How food cards empower refugee women like Khamisa in Sudan
White Nile State is home to a large population of South Sudanese refugees. In the first half of 2019, the World Food Programme (WFP) supported 387,000 refugees across Sudan with the majority of food contributions from USAID. More than half of them are women. WFP encourages women decision-making power at home by issuing monthly food ration cards in their names.
Gripping her food distribution card between her teeth, Khamisa John Adiand, 19, queues to collect fortified oil — part of her monthly entitlement. She hides behind other women, trying to remain unnoticed. The slightly tattered card has punched holes for every month she's collected food for the family.
Every month Khamisa, who wants to become a doctor, walks from the family shelter to the WFP distribution centre in Alagaya Camp, White Nile State. As one of the lead females in the house, after her mother of course, she has been given the responsibility of collecting the family's monthly food entitlements.
Khamisa's responsibility to collect food is part of a broader initiative by WFP. It aims to encourage women to be the primary holders of food-ration cards, empowering them to collect vital food supplies independently. This gives them full entitlements to monthly household food stocks and helps to acknowledge the important role they can play in managing food security on behalf of the family. It's also a subtle way of shifting cultural norms. But of course, these things take time.
"Maybe I will no longer have to cook. I can hire a cook for my family."
"I like to cook for the family. When I become a doctor, I will be able to cook fish for the family. Fish on charcoal and firewood, it tastes really good." Having second thoughts, she laughs and says: "Maybe I will no longer have to cook, I can hire a cook for my family."
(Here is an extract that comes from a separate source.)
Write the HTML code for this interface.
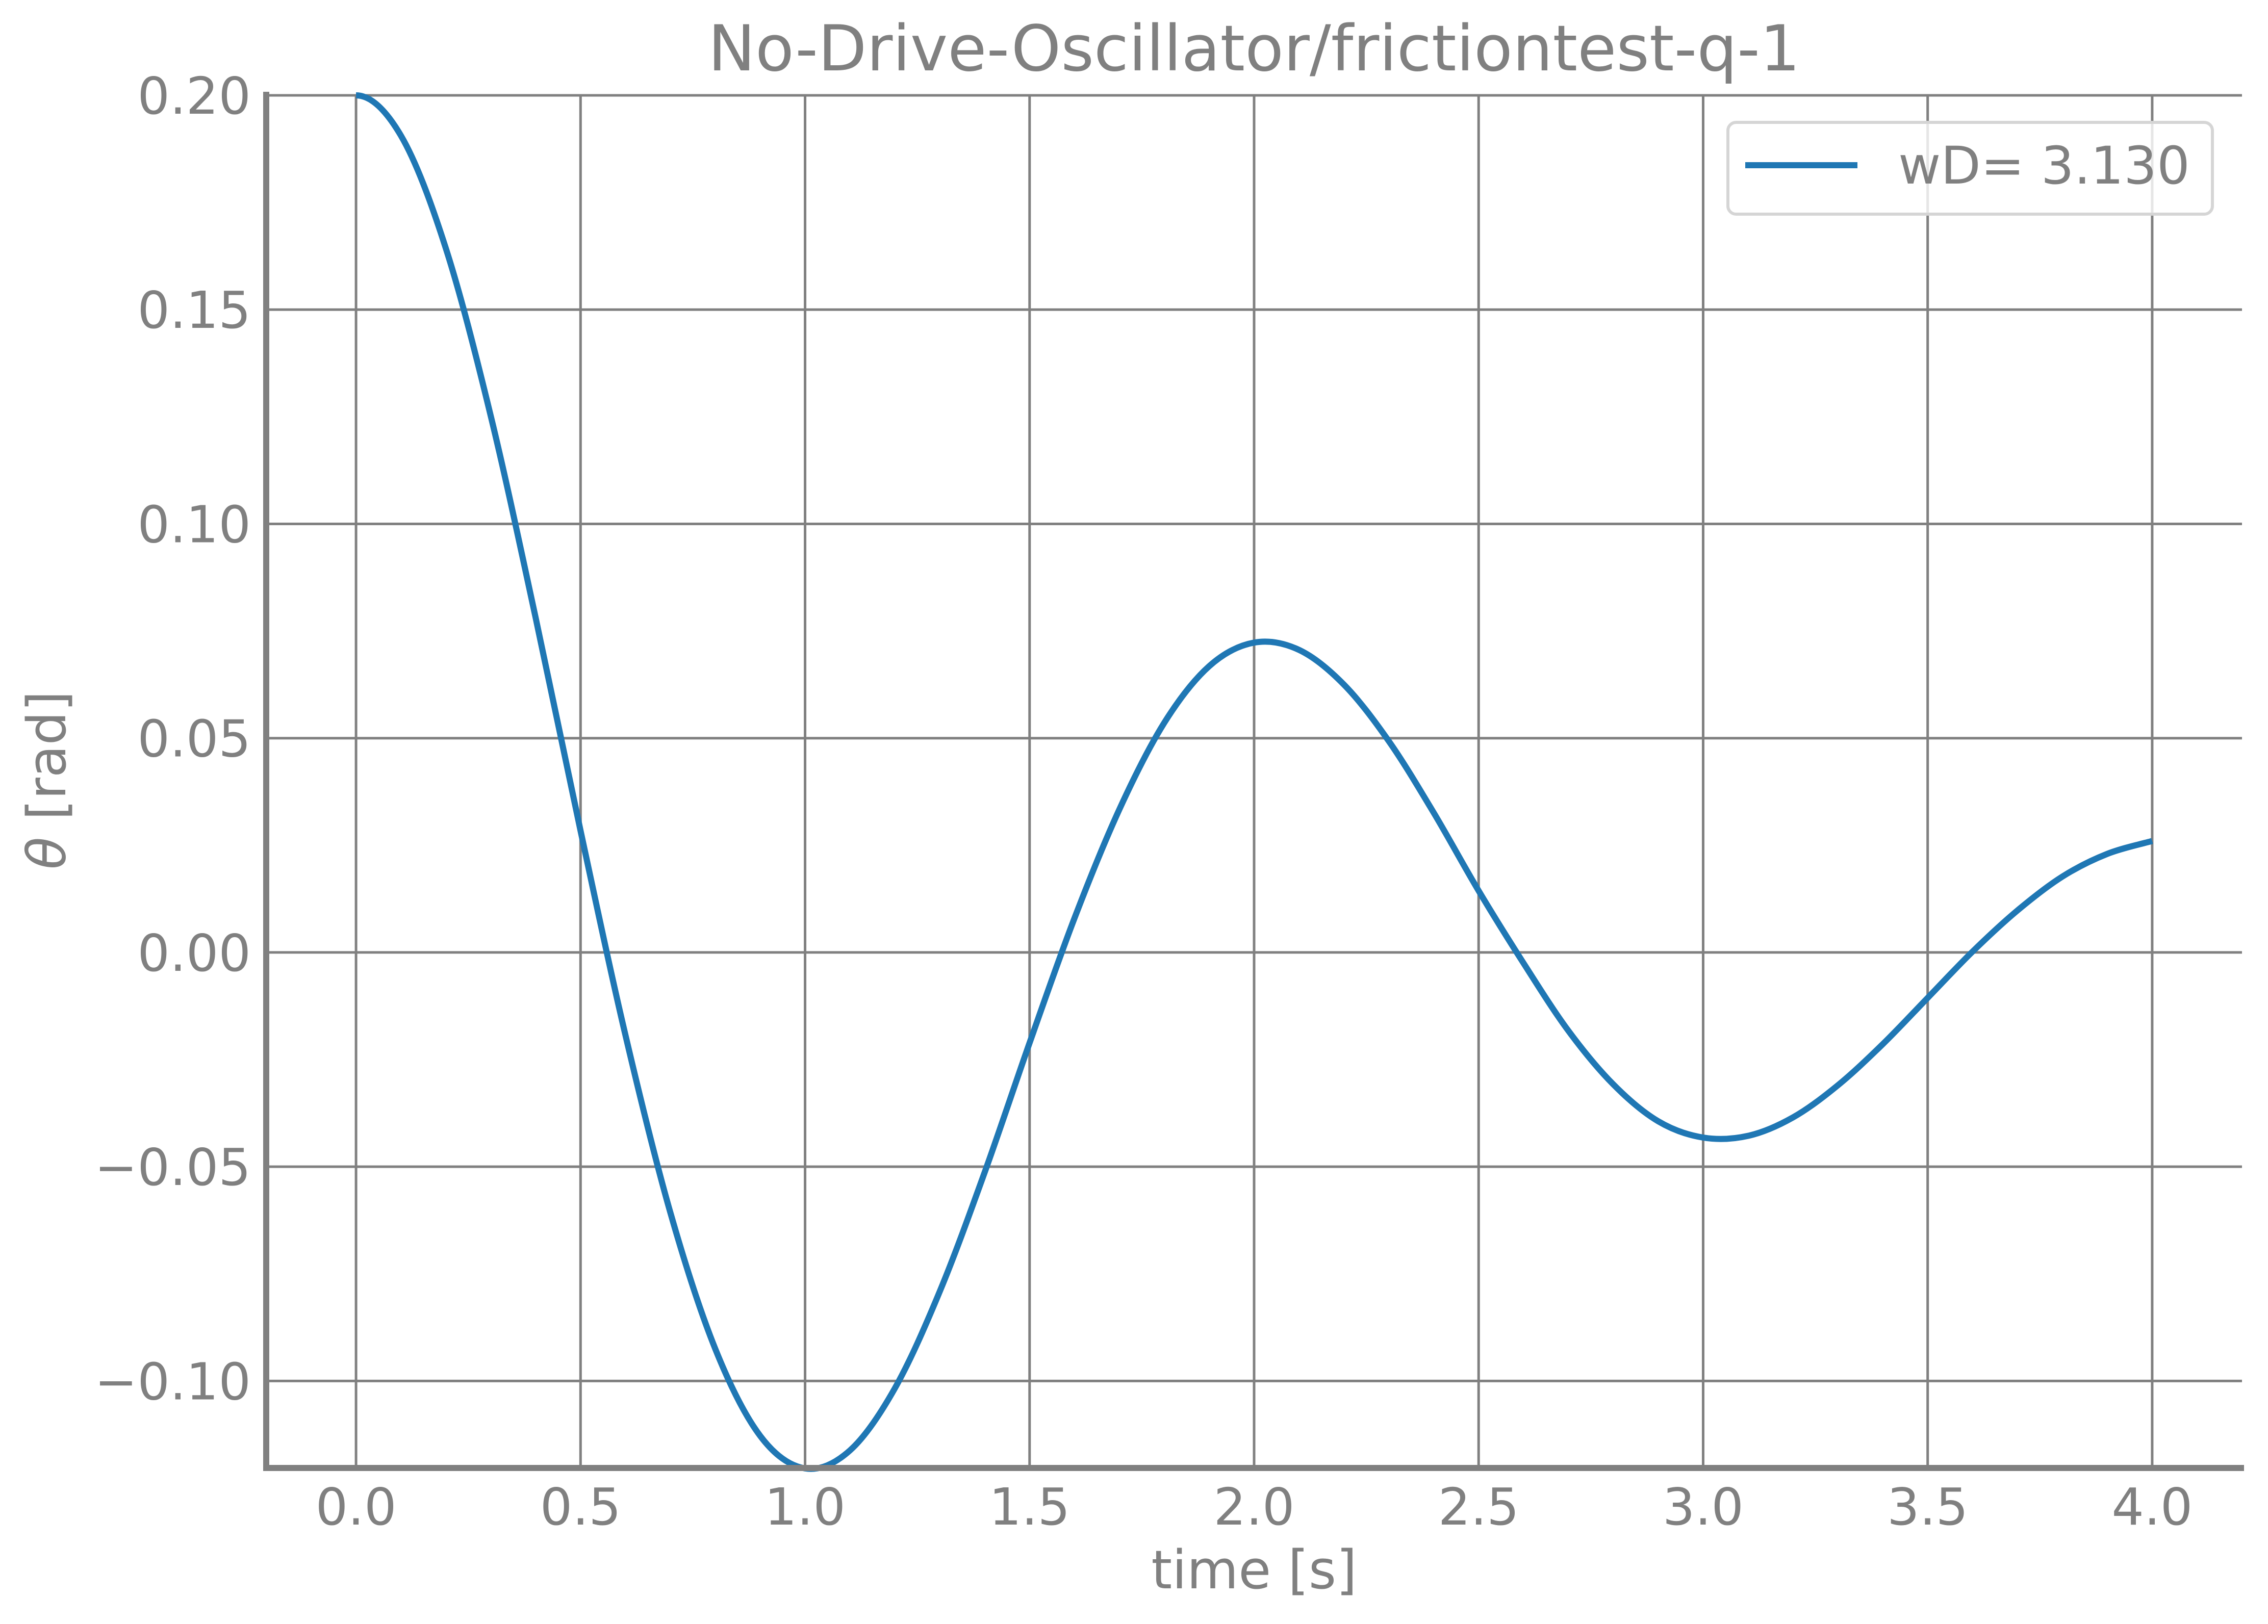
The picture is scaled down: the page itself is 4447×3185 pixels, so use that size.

Big dreams sweep through Khamisa, with clear hopes of returning home. "When there is peace, I will go home and help South Sudan improve health conditions. As a doctor, I could help many people, not just my family."
While her former country is just across the border some 20 km away, Khamisa has had no choice but to make peace with her new "temporary home". She arrived at Alagaya refugee camp five years ago with her parents and four siblings, searching for safety. "I'm from the Shilluk people and we speak the Shilluk language. I am from Upper Nile State. Home is close by, but it feels so long ago," she says.
"I remember the fertile land and the beautiful trees. I remember dancing with friends, the peace before the war." With memories as wide as Khamisa's smile, she describes the home she left behind.
Sudan is currently hosting the largest population of South Sudanese refugees in the region — with a population of 850,000 continually displaced from civil conflict. Many have sought shelter in Sudan's White Nile State. With contributions from USAID, WFP continues to support refugees with basic food supplies including a combination of cereals, pulses, oil and salt.
A recent monitoring and evaluation study from April to July concluded that out of the 1,085 refugees surveyed across Sudan, an average of 68 percent holding ration cards for food assistance are women. Additionally, we know that more women are taking the lead in collecting food from WFP distribution centres. Ultimately, encouraging more women to make decisions supports the broader goal of having more even decision-making across households.
There are currently 1.1 million refugees in Sudan, mostly from neighbouring countries. For many fleeing across borders, the basic humanitarian right to food is often the first step to safety.